Adrian FryerWhere one business purchases the business and assets of another business (or part of it) then this is likely to amount to a ‘business transfer’ under the Transfer of Undertakings (Protection of Employment) Regulations 2006 (TUPE). A business transfer under TUPE automatically transfers the contracts of employment of all assigned employees to the new employer. The transfer will be on a single date rather than over a period of time. In some cases, the date on which the transfer occurs will be obvious but in others where there are a number of transactions over an extended period of time it may be more challenging to identify the date.

It is important to fix the time of the transfer, as this determines which employees will transfer and which rights and liabilities transfer over with them. In the case of Rajput v (1) Commerzbank AG (2) Societe Generale (London Branch) the issue was whether when, assessing the date the transfer occurred, those parts of the business that were outside of the UK should be taken into account.

The date of the transfer of Commerzbank’s EMC division to Societe Generale (London Branch) was important to Ms Rajput as it would determine who her unfair dismissal claim should be brought against.

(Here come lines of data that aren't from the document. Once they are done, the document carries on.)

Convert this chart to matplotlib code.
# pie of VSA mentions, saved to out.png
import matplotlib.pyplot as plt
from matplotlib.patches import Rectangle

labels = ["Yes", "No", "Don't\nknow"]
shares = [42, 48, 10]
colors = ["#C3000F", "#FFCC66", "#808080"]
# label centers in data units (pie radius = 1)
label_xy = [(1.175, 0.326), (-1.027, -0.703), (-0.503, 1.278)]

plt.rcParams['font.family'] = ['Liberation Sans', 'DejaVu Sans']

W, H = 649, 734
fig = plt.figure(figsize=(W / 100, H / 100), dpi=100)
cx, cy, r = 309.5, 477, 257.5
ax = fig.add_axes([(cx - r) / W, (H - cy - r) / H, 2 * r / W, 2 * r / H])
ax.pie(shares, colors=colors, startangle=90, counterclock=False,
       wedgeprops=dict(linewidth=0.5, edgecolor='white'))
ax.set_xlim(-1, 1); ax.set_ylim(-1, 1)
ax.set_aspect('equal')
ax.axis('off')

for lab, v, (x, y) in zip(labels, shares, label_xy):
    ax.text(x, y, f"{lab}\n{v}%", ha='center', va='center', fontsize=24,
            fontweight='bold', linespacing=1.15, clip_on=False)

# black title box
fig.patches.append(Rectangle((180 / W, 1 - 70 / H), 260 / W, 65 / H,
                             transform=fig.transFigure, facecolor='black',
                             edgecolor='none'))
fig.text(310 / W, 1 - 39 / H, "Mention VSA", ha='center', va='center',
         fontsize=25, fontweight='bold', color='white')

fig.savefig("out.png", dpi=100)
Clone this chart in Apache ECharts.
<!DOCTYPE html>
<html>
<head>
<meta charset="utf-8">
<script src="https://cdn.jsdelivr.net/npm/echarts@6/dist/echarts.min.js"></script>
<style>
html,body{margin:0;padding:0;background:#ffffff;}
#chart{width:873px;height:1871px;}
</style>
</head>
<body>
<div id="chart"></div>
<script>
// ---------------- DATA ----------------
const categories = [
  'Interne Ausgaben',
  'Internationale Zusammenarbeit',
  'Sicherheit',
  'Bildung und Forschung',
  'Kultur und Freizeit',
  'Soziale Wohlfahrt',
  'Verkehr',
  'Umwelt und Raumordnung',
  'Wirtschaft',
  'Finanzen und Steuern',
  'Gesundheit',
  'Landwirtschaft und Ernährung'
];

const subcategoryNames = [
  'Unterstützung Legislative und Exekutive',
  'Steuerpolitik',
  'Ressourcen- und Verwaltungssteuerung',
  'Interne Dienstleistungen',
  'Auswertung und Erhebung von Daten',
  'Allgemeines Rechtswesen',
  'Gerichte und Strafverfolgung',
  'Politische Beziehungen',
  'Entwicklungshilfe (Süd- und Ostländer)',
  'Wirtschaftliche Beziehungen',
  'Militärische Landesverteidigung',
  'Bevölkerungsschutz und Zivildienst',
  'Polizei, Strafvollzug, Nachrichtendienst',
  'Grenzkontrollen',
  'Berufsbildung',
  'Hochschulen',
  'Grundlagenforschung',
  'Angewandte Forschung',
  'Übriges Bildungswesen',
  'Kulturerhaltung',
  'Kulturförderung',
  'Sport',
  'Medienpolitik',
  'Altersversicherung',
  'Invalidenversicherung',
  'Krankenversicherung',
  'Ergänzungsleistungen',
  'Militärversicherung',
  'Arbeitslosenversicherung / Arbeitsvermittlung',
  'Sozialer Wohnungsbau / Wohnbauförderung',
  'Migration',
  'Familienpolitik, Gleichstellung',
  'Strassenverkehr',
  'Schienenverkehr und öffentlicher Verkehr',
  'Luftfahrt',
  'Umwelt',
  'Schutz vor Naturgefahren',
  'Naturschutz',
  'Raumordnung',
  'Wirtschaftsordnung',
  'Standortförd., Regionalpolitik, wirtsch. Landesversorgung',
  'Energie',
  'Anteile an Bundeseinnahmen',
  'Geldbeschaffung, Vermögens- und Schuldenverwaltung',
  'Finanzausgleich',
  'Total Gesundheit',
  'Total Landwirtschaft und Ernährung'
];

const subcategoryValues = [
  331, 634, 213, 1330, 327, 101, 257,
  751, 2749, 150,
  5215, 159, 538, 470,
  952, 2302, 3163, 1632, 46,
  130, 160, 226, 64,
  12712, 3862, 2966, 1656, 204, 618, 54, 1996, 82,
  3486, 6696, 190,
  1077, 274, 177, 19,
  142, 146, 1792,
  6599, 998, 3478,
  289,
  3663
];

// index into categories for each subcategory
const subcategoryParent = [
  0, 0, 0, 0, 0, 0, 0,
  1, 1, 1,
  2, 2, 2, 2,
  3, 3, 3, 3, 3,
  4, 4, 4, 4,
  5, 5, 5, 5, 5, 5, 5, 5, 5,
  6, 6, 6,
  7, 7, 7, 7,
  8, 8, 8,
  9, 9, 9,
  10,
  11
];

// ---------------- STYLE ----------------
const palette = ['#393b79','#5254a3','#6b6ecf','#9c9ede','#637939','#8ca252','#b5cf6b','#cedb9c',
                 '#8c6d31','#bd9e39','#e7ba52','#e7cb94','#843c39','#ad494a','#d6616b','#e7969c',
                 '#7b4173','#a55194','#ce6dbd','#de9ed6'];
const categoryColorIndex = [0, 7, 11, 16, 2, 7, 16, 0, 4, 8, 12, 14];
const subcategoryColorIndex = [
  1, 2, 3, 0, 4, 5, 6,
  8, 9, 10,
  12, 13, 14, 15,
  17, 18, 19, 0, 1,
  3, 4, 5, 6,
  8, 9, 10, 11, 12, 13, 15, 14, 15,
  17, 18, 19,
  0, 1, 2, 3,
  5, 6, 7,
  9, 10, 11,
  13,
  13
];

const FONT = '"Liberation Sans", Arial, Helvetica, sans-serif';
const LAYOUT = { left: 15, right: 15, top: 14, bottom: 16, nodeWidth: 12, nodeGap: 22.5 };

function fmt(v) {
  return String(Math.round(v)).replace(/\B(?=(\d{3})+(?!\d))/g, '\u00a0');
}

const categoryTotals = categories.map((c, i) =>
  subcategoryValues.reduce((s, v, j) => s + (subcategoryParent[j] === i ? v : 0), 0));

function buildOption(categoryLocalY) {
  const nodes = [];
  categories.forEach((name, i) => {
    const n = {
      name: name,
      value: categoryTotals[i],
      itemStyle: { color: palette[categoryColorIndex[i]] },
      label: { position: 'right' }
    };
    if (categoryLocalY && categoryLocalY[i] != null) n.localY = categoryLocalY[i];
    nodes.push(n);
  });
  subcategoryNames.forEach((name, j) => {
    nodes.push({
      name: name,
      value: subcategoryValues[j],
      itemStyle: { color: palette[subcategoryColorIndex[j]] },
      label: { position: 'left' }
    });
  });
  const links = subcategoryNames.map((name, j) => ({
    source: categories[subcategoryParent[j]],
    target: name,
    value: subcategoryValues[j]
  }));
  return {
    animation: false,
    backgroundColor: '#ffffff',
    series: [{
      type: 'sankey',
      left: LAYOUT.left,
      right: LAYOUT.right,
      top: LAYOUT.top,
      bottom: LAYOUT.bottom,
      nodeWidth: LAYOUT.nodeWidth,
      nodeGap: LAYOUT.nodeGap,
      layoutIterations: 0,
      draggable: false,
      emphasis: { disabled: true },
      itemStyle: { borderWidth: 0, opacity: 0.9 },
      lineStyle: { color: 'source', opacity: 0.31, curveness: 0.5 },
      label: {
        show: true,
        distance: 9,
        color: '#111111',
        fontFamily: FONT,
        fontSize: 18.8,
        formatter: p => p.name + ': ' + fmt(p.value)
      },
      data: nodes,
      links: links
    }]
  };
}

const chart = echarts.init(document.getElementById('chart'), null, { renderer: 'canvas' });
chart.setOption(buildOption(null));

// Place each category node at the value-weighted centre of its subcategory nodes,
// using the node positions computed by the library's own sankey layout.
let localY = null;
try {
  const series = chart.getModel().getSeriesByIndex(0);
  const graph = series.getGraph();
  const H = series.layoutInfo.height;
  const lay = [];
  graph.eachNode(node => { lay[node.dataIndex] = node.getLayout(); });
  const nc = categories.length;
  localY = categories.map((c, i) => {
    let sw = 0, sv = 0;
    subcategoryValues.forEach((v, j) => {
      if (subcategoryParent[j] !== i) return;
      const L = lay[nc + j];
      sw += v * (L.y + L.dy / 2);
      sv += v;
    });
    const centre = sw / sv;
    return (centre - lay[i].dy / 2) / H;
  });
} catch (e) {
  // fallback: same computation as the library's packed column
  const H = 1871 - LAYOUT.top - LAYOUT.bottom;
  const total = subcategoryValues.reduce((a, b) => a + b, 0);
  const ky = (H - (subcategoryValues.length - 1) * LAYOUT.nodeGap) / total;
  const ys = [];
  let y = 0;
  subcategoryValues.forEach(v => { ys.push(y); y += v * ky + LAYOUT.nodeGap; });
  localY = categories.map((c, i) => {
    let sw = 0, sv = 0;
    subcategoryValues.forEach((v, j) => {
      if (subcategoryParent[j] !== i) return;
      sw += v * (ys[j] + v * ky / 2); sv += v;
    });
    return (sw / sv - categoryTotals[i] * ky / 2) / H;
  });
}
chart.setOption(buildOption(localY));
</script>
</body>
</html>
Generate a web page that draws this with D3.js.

The transfer involved a number of transactions across several different countries. The Employment tribunal held that TUPE applied as the economic entity was based in the UK. The Employment Appeal Tribunal agreed with this but considered that when identifying the date of the transfer and when the new business had accepted responsibility for the undertaking as a whole those parts of the business that were based overseas would have to be taken into account. There was no basis for excluding from consideration a part of the transferred economic entity which was predominantly located outside the UK once the application of TUPE had been established.

The EAT also noted that it should not be taken that there is any presumption that the date of the transfer will be after the final transaction. It could well be that in practice the responsibility for operating the business will transfer before that.

When approaching a business transfer taking place across a number of transactions, employers need to look carefully at the point in time that responsibility for operating the business will, in fact, transfer. Usually the parties will agree a date in commercial documentation and the commercial risk associated with any claims will transfer at that point in time but the actual date of transfer remains a matter of fact which cannot be contractually agreed.